4. Onderzoek laat zien dat de huidige internationale beleidsmaatregelen vooralsnog te kort schieten om de uitstoot van broeikasgassen terug te dringen. Met de huidige voorstellen stevent de wereld af op meer dan 3°C opwarming tegen het eind van deze eeuw.

5. Klimaatmaatregelen zijn economisch gezien voordeliger dan de kosten van klimaateffecten en adaptatie aan klimaatverandering. Niets doen leidt dus tot hogere kosten dan tijdig adequate maatregelen nemen.

6. De kennis en technologieën om de klimaatopwarming te beperken tot (ruim onder) 2°C, bestaan al.
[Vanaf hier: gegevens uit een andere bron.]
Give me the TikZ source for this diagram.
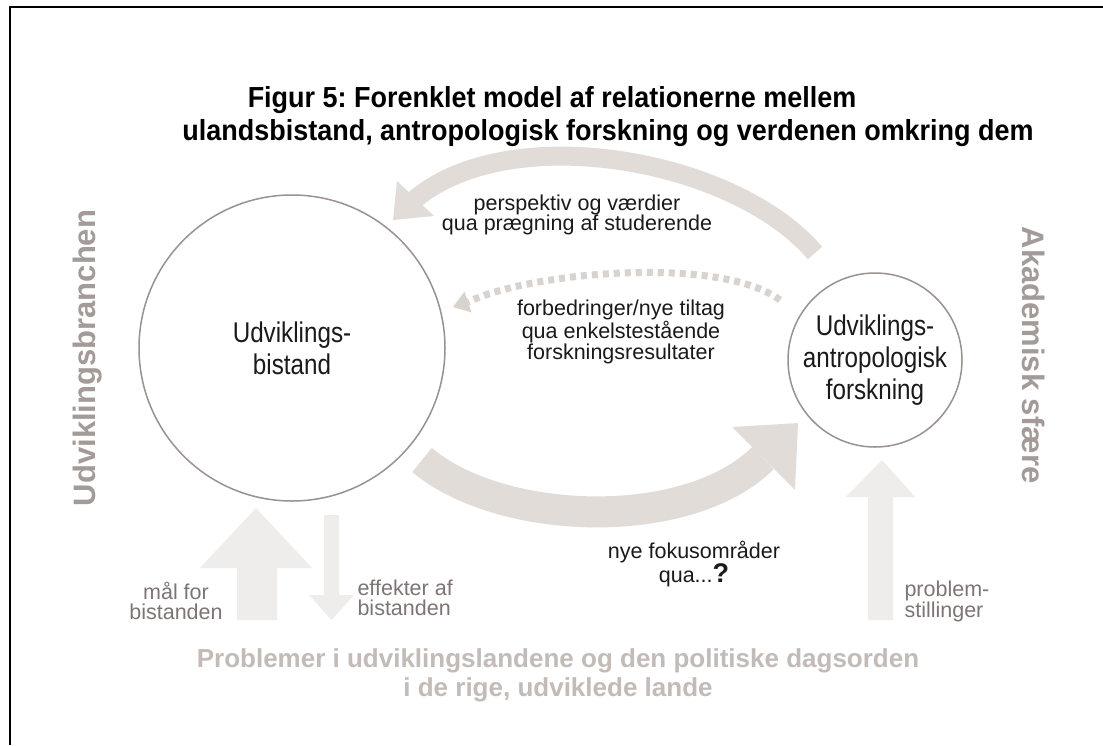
\documentclass[tikz,border=0pt]{standalone}
\usepackage{fontspec}
\setmainfont{Liberation Sans}
\newfontfamily\narrowfont{Liberation Sans}[FakeStretch=0.85]
\newfontfamily\titlefont{Liberation Sans}[FakeStretch=0.93]
\usetikzlibrary{calc}
\definecolor{circcol}{HTML}{9B918E}
\definecolor{arrcol}{HTML}{E2DCD9}
\definecolor{dotcol}{HTML}{D9D3D0}
\definecolor{vertcol}{HTML}{EEEDEB}
\definecolor{sidecol}{HTML}{A39B98}
\definecolor{botcol}{HTML}{C2BBB7}
\definecolor{labcol}{HTML}{7D7573}
\definecolor{inkcol}{HTML}{1A1A1A}
\frenchspacing
\begin{document}
\begin{tikzpicture}[x=1pt,y=-1pt,
  bubble/.style={circle, draw=circcol, line width=1.5pt, inner sep=0pt, align=center,
     font=\narrowfont\fontsize{28.5}{32}\selectfont, text=inkcol},
  titletext/.style={font=\titlefont\bfseries\fontsize{29}{32}\selectfont, text=black, anchor=base},
  labeltext/.style={font=\fontsize{21.5}{20.5}\selectfont, text=inkcol, align=center},
  graylabel/.style={font=\fontsize{21.5}{20}\selectfont, text=labcol},
  sidetext/.style={font=\bfseries\fontsize{31}{36}\selectfont, text=sidecol, anchor=base},
  bottomtext/.style={font=\bfseries\fontsize{26}{29}\selectfont, text=botcol, align=center},
  shaft/.style={draw=arrcol, line cap=butt},
  headfill/.style={fill=arrcol},
  vertarrow/.style={fill=vertcol}
]
\useasboundingbox (0,0) rectangle (1103,745);
\fill[white] (0,0) rectangle (1103,745);
\draw[line width=2pt] (9.5,745) -- (9.5,7) -- (1103,7);

% title
\node[titletext] (t1) at (552,107) {Figur 5: Forenklet model af relationerne mellem};
\node[titletext] (t2) at (608,140) {ulandsbistand, antropologisk forskning og verdenen omkring dem};

% vertical arrows
\fill[vertarrow] (237,620) -- (237,568) -- (200,568) -- (256,508) -- (312,568) -- (277,568) -- (277,620) -- cycle;
\fill[vertarrow] (324,515) -- (339,515) -- (339,595) -- (354,595) -- (331.5,620) -- (309,595) -- (324,595) -- cycle;
\fill[vertarrow] (868,620) -- (868,497) -- (846,497) -- (882,460) -- (915,497) -- (893,497) -- (893,620) -- cycle;

% circles
\node[bubble, minimum size=306pt] (bist) at (292,348) {Udviklings-\\bistand};
\node[bubble, minimum size=174pt] (fors) at (875,360) {Udviklings-\\antropologisk\\forskning};

% top arrow
\coordinate (ta0) at (815,253);
\coordinate (ta1) at (414,200);
\draw[shaft, line width=19pt] (ta0) .. controls (734,158) and (509,119) .. (ta1);
\fill[headfill] (397,181) -- (393,220) -- (434,216) -- cycle;

% dotted arrow
\coordinate (da0) at (780,300);
\coordinate (da1) at (468,302);
\draw[draw=dotcol, line width=7pt, dash pattern=on 6pt off 5pt] (da0) .. controls (720,255) and (530,272) .. (da1);
\fill[fill=dotcol] (464.5,291.6) -- (453,307) -- (471.5,312.4) -- cycle;

% bottom arrow
\coordinate (ba0) at (422,460);
\coordinate (ba1) at (763,458);
\draw[shaft, line width=31pt] (ba0) .. controls (502,527) and (689,532) .. (ba1);
\fill[headfill] (732,427) -- (798,423) -- (795,490) -- cycle;

% labels
\node[labeltext] (l1) at (577,215) {perspektiv og værdier\\qua prægning af studerende};
\node[labeltext] (l2) at (621,332) {forbedringer/nye tiltag\\qua enkelstestående\\forskningsresultater};
\node[labeltext] (l3) at (694,564) {nye fokusområder\\qua...{\bfseries\fontsize{27}{27}\selectfont ?}};
\node[graylabel, align=center] (l4) at (176,601) {mål for\\bistanden};
\node[graylabel, align=left, anchor=west] (l5) at (354,598) {effekter af\\bistanden};
\node[graylabel, align=left, anchor=west] (l6) at (901,601) {problem-\\stillinger};

% side texts
\node[sidetext, rotate=90] (s1) at (95,358) {Udviklingsbranchen};
\node[sidetext, rotate=-90] (s2) at (1022,355) {Akademisk sfære};

% bottom text
\node[bottomtext] (b1) at (558,675) {Problemer i udviklingslandene og den politiske dagsorden\\i de rige, udviklede lande};
\end{tikzpicture}
\end{document}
Het implementeren ervan vraagt in de eerste plaats politieke moed.

7. Onderzoek laat zien dat klimaatbeleid niet alleen technologisch beleid omvat maar ook
sociaal beleid. Het vraagt namelijk om een rechtvaardige verdeling van de kosten en baten,
gedragsverandering en nationaal en internationaal energie- en industriebeleid. Rechtvaardige klimaatambities veronderstellen dus ook een aanscherping van het sociaal – en belastingbeleid.

8. Nederland voldoet niet aan de zelf opgestelde klimaatdoelen, zoals blijkt uit de klimaatzaak van Urgenda. Ook het klimaatakkoord is niet afdoende, het is te vrijblijvend, en legt niet de lasten bij de grootste vervuilers, de industrie. Wij pleiten daarom voor een significante CO2-belasting voor bedrijven, waarvan de revenuen kunnen worden gebruikt om de toenemende lasten voor burgers te verlagen. Het vraagt ook om een gedragsverandering bij burgers. Elk individu telt en kan een positieve impact genereren. Door bijvoorbeeld minder vlees te eten, minder te vliegen en minder energie te verspillen.

Het is hoog tijd voor politiek leiderschap. Ambitieus klimaatbeleid is ‘chefsache’, en overstijgt partijpolitieke belangen. We kunnen ons niet permitteren om nog langer te wachten met noodzakelijke maatregelen. Als politiek leiderschap hand in hand gaat met effectieve maatregelen en gedragsverandering, dan kunnen wij dit probleem tijdig oplossen. Anders zijn juist de jongeren die deze week protesteren voor hun eigen toekomst, de dupe.